▸ REQUIREMENT: For the material that follows, return exactly the lines from the one with "The picture is" through the one with "from collections import Counter", both ends included.

▸ RECORDED DATA:
— BEGIN —

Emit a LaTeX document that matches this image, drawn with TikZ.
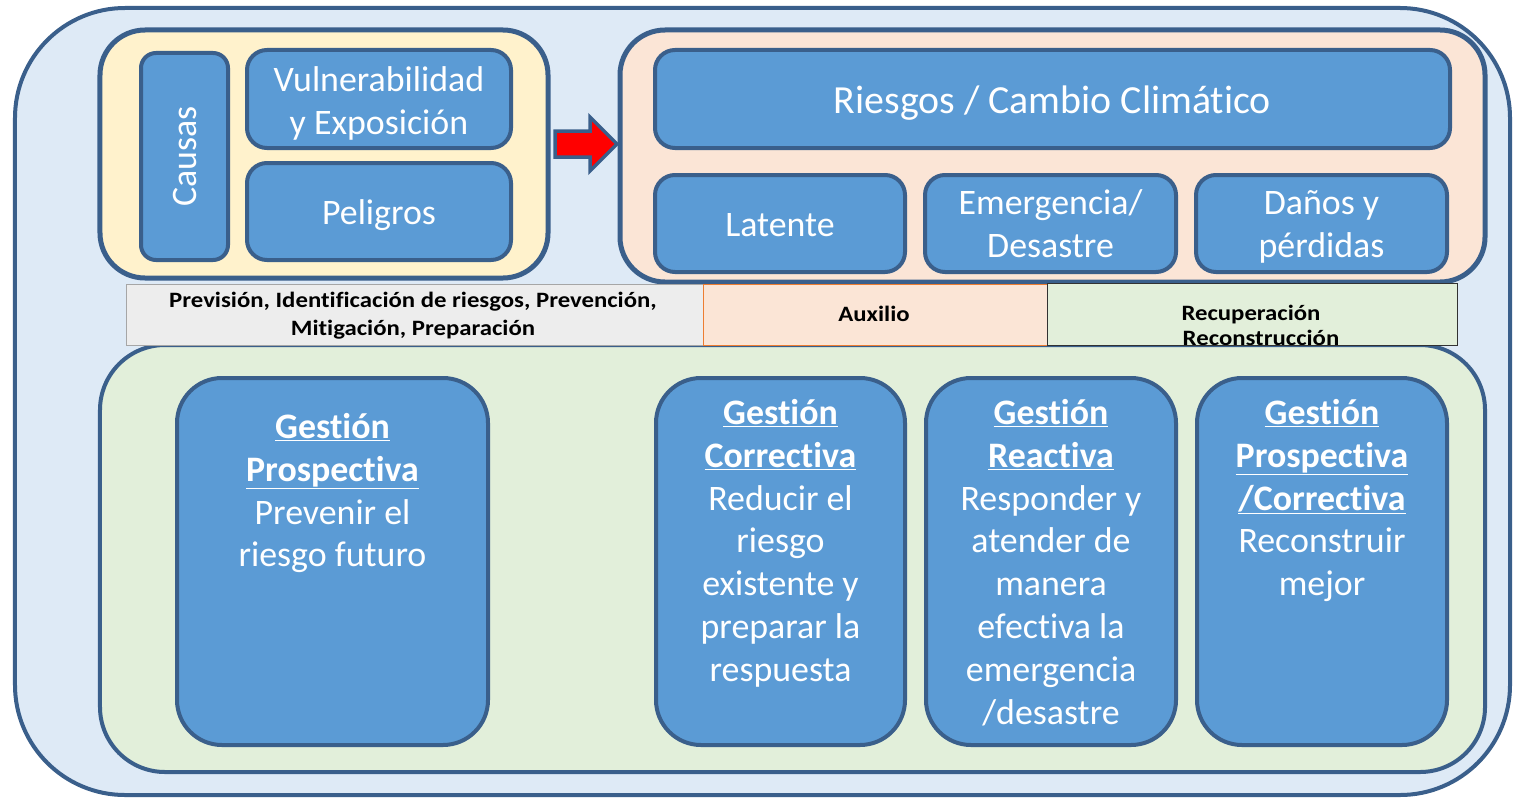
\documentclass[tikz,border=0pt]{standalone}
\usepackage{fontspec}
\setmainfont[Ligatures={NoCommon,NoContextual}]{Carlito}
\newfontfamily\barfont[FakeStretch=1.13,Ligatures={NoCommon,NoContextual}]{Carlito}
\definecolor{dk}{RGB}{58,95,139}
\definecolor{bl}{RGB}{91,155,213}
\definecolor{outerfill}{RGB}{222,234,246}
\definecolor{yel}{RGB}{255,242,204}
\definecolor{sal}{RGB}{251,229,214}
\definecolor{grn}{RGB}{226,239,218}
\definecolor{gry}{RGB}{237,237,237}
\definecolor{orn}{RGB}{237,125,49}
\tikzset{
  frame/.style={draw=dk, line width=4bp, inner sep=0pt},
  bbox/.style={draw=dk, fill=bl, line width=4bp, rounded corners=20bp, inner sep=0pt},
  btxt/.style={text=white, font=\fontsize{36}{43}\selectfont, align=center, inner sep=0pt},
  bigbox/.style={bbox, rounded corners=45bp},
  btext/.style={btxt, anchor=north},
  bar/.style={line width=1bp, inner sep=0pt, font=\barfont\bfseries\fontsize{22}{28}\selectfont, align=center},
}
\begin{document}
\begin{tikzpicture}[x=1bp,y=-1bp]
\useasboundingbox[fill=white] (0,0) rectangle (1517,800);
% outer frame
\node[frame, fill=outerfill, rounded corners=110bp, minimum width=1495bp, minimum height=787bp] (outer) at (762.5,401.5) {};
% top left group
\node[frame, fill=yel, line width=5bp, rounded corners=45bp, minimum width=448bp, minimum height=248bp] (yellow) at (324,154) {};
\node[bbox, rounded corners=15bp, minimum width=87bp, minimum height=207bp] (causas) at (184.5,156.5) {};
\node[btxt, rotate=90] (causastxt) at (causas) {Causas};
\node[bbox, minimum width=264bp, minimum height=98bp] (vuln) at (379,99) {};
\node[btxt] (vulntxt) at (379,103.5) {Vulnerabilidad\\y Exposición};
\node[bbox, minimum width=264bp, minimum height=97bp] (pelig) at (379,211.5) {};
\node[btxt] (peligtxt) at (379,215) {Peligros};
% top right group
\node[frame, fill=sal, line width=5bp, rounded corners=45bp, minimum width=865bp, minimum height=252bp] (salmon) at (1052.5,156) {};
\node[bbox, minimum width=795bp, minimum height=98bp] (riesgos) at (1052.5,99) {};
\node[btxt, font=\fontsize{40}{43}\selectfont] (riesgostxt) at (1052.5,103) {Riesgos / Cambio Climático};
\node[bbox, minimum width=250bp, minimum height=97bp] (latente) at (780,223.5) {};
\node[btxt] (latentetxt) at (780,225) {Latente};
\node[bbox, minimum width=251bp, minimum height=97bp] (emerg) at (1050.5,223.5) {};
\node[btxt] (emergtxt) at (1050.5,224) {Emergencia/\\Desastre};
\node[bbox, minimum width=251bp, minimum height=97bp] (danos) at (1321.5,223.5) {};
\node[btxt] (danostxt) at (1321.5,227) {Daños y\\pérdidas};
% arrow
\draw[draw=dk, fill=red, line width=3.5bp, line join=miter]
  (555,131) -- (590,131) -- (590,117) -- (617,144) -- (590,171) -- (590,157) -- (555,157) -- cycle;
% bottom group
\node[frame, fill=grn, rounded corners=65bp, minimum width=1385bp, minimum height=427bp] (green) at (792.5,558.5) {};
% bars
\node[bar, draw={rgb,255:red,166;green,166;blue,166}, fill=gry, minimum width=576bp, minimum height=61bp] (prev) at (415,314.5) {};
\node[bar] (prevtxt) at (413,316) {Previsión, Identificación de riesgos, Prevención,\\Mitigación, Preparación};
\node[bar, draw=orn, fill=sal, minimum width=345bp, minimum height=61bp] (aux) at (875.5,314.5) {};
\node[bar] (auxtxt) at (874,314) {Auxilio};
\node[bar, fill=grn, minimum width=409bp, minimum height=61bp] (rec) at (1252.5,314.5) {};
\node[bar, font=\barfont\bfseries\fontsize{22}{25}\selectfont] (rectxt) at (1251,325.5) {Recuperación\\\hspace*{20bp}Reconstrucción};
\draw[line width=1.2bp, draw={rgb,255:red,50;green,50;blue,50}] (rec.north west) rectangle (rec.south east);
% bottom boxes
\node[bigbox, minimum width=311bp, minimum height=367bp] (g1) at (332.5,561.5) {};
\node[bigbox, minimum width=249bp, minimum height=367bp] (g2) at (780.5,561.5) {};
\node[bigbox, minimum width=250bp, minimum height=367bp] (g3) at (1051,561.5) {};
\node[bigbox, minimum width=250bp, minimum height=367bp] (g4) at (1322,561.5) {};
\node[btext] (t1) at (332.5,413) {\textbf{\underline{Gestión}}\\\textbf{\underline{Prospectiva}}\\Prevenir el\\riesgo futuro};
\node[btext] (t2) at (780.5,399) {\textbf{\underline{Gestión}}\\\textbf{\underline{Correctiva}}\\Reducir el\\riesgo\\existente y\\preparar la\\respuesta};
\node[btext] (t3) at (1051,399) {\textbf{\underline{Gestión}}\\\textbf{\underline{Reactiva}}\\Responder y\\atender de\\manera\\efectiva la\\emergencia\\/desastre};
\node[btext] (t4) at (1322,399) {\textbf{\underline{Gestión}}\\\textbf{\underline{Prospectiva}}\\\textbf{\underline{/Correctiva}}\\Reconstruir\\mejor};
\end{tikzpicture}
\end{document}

— END —
— BEGIN —

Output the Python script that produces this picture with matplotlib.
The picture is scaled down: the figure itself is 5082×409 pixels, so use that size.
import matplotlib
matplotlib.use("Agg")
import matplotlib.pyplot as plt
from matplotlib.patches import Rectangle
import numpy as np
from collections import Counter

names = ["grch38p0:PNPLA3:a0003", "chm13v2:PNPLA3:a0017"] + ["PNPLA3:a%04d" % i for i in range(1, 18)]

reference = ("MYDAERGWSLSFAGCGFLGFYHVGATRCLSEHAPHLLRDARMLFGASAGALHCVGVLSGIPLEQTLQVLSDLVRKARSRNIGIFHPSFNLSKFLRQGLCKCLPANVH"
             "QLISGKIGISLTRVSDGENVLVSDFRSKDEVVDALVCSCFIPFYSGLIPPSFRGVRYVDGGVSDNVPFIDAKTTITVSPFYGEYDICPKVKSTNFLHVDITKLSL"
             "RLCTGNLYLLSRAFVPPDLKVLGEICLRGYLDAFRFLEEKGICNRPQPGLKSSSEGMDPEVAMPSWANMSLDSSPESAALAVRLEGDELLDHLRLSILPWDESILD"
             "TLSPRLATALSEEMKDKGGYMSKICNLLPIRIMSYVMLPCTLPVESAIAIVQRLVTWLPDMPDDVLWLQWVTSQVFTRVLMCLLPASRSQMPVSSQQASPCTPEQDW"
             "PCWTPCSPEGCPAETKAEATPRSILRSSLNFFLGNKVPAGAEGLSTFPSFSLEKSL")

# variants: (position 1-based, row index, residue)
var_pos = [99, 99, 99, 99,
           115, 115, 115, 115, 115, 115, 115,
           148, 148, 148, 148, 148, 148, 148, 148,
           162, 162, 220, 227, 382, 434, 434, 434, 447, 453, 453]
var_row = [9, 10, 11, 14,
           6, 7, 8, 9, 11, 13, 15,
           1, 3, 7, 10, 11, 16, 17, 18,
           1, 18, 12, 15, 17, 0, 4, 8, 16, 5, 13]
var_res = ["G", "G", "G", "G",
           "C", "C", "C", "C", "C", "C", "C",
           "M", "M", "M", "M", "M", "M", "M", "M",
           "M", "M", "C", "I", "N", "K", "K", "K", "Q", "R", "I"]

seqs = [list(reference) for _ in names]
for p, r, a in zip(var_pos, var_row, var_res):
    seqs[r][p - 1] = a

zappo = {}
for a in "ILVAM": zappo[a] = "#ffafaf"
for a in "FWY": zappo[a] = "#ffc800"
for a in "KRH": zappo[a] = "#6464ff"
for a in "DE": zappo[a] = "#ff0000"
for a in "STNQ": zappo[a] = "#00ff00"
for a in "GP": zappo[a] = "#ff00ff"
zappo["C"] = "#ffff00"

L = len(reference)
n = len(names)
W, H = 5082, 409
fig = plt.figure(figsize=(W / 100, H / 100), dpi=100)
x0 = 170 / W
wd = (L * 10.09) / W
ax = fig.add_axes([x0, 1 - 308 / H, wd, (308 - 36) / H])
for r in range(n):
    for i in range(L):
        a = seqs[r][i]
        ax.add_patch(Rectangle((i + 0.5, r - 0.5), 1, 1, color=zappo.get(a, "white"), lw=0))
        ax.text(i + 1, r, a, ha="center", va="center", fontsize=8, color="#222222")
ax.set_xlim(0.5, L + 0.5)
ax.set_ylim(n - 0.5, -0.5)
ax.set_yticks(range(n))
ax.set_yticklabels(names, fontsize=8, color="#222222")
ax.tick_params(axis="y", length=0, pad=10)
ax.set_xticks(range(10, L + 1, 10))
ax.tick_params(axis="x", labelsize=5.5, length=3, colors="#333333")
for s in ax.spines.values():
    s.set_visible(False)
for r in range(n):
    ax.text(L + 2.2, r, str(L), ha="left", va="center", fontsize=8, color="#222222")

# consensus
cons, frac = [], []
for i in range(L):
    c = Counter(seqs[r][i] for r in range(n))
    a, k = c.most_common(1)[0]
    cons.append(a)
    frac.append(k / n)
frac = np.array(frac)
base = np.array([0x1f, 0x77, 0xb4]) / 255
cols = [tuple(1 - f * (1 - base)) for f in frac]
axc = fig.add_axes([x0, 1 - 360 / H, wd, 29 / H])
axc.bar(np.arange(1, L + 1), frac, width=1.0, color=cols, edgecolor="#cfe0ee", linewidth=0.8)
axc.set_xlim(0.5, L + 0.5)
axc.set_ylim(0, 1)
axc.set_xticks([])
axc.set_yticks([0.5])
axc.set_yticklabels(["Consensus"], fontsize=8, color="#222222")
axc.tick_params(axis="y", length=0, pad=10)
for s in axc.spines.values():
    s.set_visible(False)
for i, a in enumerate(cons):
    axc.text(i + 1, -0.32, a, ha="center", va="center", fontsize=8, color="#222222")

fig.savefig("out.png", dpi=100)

— END —
— BEGIN —

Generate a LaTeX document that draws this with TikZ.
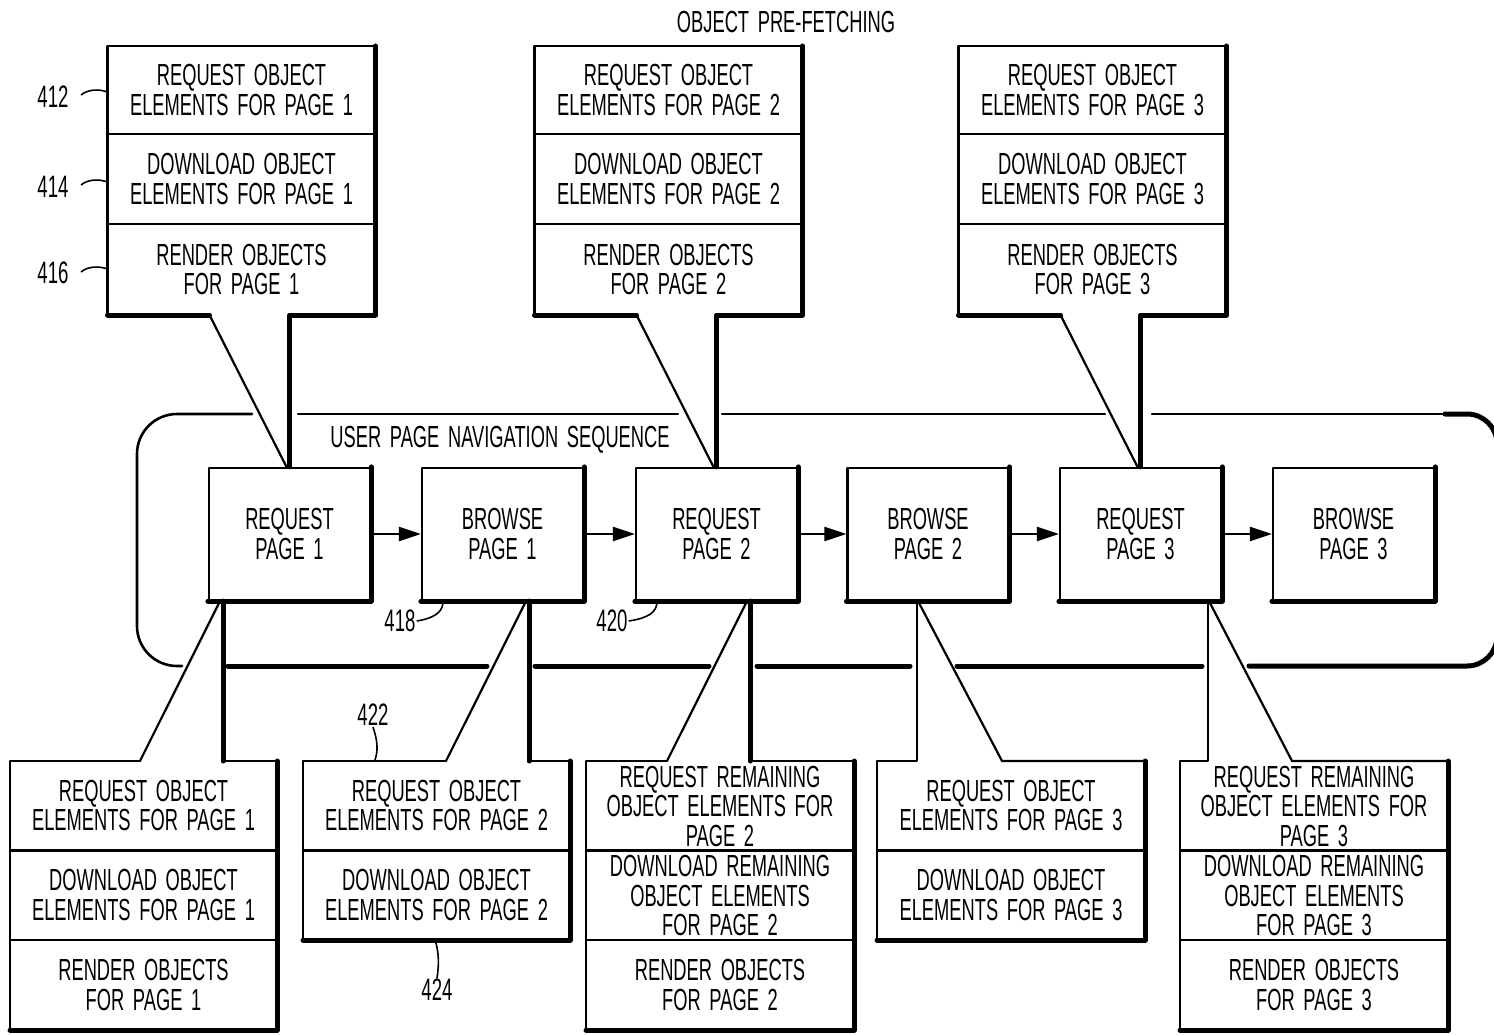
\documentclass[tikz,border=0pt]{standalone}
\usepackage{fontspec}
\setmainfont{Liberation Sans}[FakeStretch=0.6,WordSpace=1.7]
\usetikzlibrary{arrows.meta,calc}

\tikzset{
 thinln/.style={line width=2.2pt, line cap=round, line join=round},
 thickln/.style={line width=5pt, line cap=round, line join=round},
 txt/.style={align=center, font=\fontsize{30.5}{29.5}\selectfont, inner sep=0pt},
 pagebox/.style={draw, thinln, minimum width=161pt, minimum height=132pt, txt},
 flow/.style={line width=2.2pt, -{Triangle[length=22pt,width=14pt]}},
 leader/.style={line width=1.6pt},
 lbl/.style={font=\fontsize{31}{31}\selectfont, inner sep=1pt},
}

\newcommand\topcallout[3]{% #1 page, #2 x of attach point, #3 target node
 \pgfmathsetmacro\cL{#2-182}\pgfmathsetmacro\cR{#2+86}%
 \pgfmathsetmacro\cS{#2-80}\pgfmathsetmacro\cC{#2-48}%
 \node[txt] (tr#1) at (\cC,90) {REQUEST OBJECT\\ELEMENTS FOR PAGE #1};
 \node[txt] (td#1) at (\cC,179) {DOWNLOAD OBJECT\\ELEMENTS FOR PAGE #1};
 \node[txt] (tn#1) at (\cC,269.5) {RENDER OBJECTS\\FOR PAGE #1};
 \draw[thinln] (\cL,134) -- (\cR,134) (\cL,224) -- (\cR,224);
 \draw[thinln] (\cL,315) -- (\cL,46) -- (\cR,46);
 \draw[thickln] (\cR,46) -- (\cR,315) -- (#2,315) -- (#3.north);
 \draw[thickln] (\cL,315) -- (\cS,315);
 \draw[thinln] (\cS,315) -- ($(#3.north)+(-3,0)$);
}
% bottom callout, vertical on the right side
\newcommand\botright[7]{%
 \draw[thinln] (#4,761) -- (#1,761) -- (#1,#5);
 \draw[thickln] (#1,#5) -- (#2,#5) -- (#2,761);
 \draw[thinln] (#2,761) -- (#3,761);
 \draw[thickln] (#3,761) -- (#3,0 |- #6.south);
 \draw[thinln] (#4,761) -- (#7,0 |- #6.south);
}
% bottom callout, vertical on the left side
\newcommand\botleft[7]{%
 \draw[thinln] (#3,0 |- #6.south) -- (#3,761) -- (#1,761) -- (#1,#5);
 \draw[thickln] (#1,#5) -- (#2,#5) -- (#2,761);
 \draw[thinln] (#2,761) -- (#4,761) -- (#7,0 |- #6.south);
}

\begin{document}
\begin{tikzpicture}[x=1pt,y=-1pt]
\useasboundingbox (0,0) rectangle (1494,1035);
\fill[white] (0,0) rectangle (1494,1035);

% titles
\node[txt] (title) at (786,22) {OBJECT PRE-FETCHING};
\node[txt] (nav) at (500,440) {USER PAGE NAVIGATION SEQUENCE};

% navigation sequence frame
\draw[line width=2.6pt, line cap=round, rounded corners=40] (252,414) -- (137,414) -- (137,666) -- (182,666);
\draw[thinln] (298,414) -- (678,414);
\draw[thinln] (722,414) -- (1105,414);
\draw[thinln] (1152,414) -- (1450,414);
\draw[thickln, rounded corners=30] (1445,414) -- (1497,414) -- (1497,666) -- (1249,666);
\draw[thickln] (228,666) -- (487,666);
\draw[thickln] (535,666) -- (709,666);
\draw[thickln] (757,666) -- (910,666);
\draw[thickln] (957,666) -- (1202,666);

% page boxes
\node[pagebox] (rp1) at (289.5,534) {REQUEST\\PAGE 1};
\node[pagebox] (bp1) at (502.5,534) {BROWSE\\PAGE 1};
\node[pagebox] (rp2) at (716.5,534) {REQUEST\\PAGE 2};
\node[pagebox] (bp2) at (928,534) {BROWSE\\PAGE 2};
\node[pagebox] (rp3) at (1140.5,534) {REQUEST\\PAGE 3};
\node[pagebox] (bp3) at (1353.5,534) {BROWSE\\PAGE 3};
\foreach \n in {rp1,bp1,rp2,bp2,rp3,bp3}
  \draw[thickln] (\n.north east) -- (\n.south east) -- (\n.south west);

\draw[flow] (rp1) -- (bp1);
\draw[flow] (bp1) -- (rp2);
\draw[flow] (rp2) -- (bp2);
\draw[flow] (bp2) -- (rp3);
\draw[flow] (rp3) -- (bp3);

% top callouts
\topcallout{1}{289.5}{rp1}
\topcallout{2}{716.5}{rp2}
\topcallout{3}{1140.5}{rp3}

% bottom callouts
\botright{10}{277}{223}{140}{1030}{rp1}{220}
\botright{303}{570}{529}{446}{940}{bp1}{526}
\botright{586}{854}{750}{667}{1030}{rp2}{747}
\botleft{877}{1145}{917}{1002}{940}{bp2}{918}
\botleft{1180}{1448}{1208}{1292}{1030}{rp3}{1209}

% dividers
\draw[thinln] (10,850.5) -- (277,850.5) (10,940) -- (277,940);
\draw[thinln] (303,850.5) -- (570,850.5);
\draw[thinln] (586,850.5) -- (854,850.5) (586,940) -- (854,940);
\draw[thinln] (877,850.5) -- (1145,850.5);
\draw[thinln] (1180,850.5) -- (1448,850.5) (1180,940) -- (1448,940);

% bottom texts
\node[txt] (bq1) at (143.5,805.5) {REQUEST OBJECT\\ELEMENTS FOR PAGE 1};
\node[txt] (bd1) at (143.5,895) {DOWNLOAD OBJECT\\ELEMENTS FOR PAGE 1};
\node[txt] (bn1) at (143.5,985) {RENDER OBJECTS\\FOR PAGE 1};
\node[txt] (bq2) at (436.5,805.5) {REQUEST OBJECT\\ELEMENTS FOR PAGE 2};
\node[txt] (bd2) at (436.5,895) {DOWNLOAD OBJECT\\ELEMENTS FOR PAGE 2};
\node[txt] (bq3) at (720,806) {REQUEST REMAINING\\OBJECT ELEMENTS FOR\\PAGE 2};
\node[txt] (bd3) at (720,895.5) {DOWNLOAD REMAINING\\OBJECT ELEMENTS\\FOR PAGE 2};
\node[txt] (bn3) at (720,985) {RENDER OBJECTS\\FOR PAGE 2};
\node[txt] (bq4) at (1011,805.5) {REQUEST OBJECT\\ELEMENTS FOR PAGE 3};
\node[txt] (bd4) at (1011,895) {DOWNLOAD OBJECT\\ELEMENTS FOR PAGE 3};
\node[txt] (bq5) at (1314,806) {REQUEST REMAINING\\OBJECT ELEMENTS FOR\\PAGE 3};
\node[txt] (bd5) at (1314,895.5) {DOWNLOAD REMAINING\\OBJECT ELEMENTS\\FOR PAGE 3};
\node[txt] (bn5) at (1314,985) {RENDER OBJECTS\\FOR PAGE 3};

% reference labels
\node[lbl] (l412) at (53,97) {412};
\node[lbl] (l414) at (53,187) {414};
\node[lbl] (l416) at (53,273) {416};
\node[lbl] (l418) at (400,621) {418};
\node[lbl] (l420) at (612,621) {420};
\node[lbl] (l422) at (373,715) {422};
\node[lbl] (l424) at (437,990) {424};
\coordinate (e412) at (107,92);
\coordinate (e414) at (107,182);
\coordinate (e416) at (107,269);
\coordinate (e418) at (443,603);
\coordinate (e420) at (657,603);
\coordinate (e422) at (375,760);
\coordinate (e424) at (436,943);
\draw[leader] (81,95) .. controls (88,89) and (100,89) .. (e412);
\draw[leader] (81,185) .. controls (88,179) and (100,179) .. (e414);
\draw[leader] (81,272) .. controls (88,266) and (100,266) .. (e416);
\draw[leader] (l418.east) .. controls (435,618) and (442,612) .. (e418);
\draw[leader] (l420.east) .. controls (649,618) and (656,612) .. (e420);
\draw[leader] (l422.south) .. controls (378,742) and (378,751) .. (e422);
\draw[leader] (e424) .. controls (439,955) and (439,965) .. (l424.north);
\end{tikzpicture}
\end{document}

— END —

▸ ANSWER TO THIS TASK:
The picture is scaled down: the figure itself is 5082×409 pixels, so use that size.
import matplotlib
matplotlib.use("Agg")
import matplotlib.pyplot as plt
from matplotlib.patches import Rectangle
import numpy as np
from collections import Counter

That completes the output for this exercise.